Several of the most frequently used statistical tests such as Student's t-test and ANOVA rely on the assumption that the data is normally distributed. The Shapiro-Wilks test is a common test for normality of a sample. A Q-Q plot may also be used to visually assess distribution normality.
Note that the shape of distribution does not change, unlike Poisson and binomial distributions.
A Poisson distribution is encountered when handling discrete numerical variables such as count variables (i.e. variables that describe the frequency/occurrence of an event). Count variables are discrete variables bounded at 0, meaning that they may take any countable value between 0 and +∞, but cannot be negative.

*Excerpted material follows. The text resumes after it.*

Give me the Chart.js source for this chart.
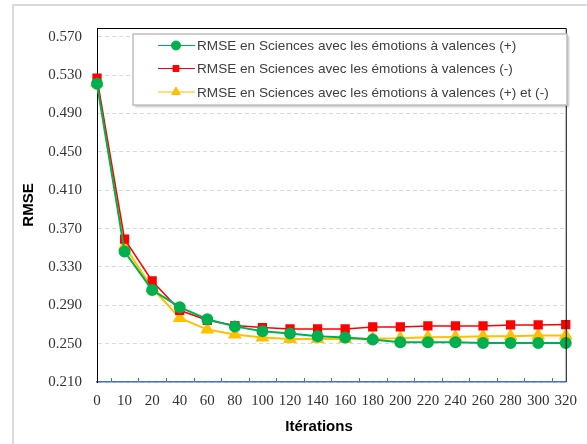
<!DOCTYPE html>
<html>
<head>
<meta charset="utf-8">
<script src="https://cdn.jsdelivr.net/npm/chart.js@4"></script>
<style>
  body { margin: 0; background: #fff; }
  #wrap { width: 587px; height: 444px; }
</style>
</head>
<body>
<div id="wrap"><canvas id="rmseChart" width="587" height="444"></canvas></div>
<script>
const iterations = ['0', '10', '20', '40', '60', '80', '100', '120', '140', '160', '180', '200', '220', '240', '260', '280', '300', '320'];
const rmsePlus = [0.521, 0.346, 0.306, 0.288, 0.2755, 0.268, 0.263, 0.2605, 0.2577, 0.2563, 0.2542, 0.2514, 0.2514, 0.2514, 0.2507, 0.2507, 0.2507, 0.2507];
const rmseMinus = [0.527, 0.359, 0.3154, 0.2848, 0.2744, 0.2689, 0.2668, 0.2653, 0.2653, 0.2653, 0.2674, 0.2674, 0.2685, 0.2685, 0.2685, 0.2695, 0.2695, 0.2699];
const rmseBoth = [0.522, 0.3517, 0.308, 0.2768, 0.2647, 0.2595, 0.2563, 0.2549, 0.2549, 0.2549, 0.2553, 0.2556, 0.2567, 0.257, 0.2577, 0.2577, 0.2584, 0.2584];
const yTicks = [0.210, 0.250, 0.290, 0.330, 0.370, 0.410, 0.450, 0.490, 0.530, 0.570];

const labelFont = '13.6px "Liberation Sans", Arial, sans-serif';
const legendRadius = [4.5, 4.2, 5];

// outer chart border, plot frame, Excel-style minor ticks, x title and the legend box
const excelBits = {
    id: 'excelBits',
    beforeDraw(chart) {
        const ctx = chart.ctx;
        ctx.save();
        ctx.strokeStyle = '#d9d9d9';
        ctx.lineWidth = 2;
        ctx.strokeRect(13, 5, 700, 600);
        ctx.restore();
    },
    afterDraw(chart) {
        const ctx = chart.ctx;
        const a = chart.chartArea;
        const x = chart.scales.x;
        ctx.save();
        // top and right frame
        ctx.strokeStyle = '#000';
        ctx.lineWidth = 1;
        ctx.beginPath();
        ctx.moveTo(a.left, a.top + 0.5);
        ctx.lineTo(a.right + 0.5, a.top + 0.5);
        ctx.lineTo(a.right + 0.5, a.bottom);
        ctx.stroke();
        // small tick marks between categories
        ctx.strokeStyle = '#4472c4';
        ctx.beginPath();
        for (let i = 0; i < iterations.length - 1; i++) {
            const px = Math.round((x.getPixelForValue(i) + x.getPixelForValue(i + 1)) / 2) + 0.5;
            ctx.moveTo(px, a.bottom);
            ctx.lineTo(px, a.bottom - 4);
        }
        ctx.stroke();

        // x axis title (sits a little left of centre in the original)
        ctx.fillStyle = '#000';
        ctx.font = 'bold 15px "Liberation Sans", Arial, sans-serif';
        ctx.textAlign = 'center';
        ctx.textBaseline = 'middle';
        ctx.fillText('Itérations', 319, 427);

        // legend
        const bx = 133, by = 34, bw = 434, bh = 71;
        ctx.shadowColor = 'rgba(0,0,0,0.25)';
        ctx.shadowOffsetX = 2;
        ctx.shadowOffsetY = 2;
        ctx.shadowBlur = 2;
        ctx.fillStyle = '#fff';
        ctx.fillRect(bx, by, bw, bh);
        ctx.shadowColor = 'transparent';
        ctx.strokeStyle = '#bfbfbf';
        ctx.lineWidth = 1.5;
        ctx.strokeRect(bx, by, bw, bh);
        const rows = [45.5, 68.5, 92];
        chart.data.datasets.forEach((ds, i) => {
            const cy = rows[i];
            ctx.strokeStyle = ds.borderColor;
            ctx.lineWidth = 1;
            ctx.beginPath();
            ctx.moveTo(158, cy);
            ctx.lineTo(195, cy);
            ctx.stroke();
            ctx.fillStyle = ds.backgroundColor;
            Chart.helpers.drawPoint(ctx, {
                pointStyle: ds.pointStyle,
                radius: legendRadius[i],
                borderWidth: 1,
                rotation: 0
            }, 176, cy);
            ctx.fillStyle = '#404040';
            ctx.font = labelFont;
            ctx.textBaseline = 'middle';
            ctx.textAlign = 'left';
            ctx.fillText(ds.label, 197, cy + 1);
        });
        ctx.restore();
    }
};

new Chart(document.getElementById('rmseChart'), {
    type: 'line',
    data: {
        labels: iterations,
        datasets: [{
            label: 'RMSE en Sciences avec les émotions à valences (+)',
            data: rmsePlus,
            borderColor: '#00b050',
            backgroundColor: '#00b050',
            borderWidth: 2,
            pointStyle: 'circle',
            pointRadius: 5,
            tension: 0
        }, {
            label: 'RMSE en Sciences avec les émotions à valences (-)',
            data: rmseMinus,
            borderColor: '#ff0000',
            backgroundColor: '#ff0000',
            borderWidth: 1.5,
            pointStyle: 'rect',
            pointRadius: 5.5,
            tension: 0
        }, {
            label: 'RMSE en Sciences avec les émotions à valences (+) et (-)',
            data: rmseBoth,
            borderColor: '#ffc000',
            backgroundColor: '#ffc000',
            borderWidth: 2,
            pointStyle: 'triangle',
            pointRadius: 6,
            tension: 0
        }]
    },
    options: {
        responsive: false,
        animation: false,
        layout: { padding: { top: 28, right: 12, left: 0, bottom: 0 } },
        scales: {
            x: {
                offset: false,
                afterFit: s => { s.height = 62; },
                grid: { display: false, drawTicks: false },
                border: { color: '#4472c4', width: 1.5 },
                ticks: {
                    autoSkip: false,
                    maxRotation: 0,
                    padding: 10,
                    color: '#333',
                    font: { family: '"Liberation Serif", "Times New Roman", serif', size: 15 }
                },
                title: { display: false }
            },
            y: {
                min: 0.21,
                max: 0.5792,
                afterFit: s => { s.width = 97; },
                afterBuildTicks: s => { s.ticks = yTicks.map(v => ({ value: v })); },
                grid: { color: '#d9d9d9', drawTicks: false },
                border: { color: '#000', width: 1, dash: [4, 3] },
                ticks: {
                    padding: 15,
                    color: '#333',
                    callback: v => v.toFixed(3),
                    font: { family: '"Liberation Serif", "Times New Roman", serif', size: 15 }
                },
                title: {
                    display: true,
                    text: 'RMSE',
                    color: '#000',
                    padding: { top: 20, bottom: 0 },
                    font: { family: '"Liberation Sans", Arial, sans-serif', size: 15, weight: 'bold' }
                }
            }
        },
        plugins: {
            legend: { display: false },
            tooltip: { enabled: false }
        }
    },
    plugins: [excelBits]
});
</script>
</body>
</html>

The shape of a Poisson distribution is not fixed, but varies with the sample mean, unlike the normal distribution which remains symmetric regardless of the sample mean). It may be skewed when the mean is low, highly-skewed when the mean is close to zero, or even close to the shape of a normal distribution when the mean is large enough.
Binomial distribution are often linked to experiments consisting of a finite number of trials for which the outcome is either success or failure, and where the probability p of success/failure is determined. The binomial distribution reflects the probability of reaching a goal after N trials for a given success probability.
As for a Poisson distribution, a binomial distribution describes the behavior of a discrete variable, but it has both zero as a lower bound and an upper bound (finite number of trials). The shape of a binomial distribution, unlike a normal distribution, may vary.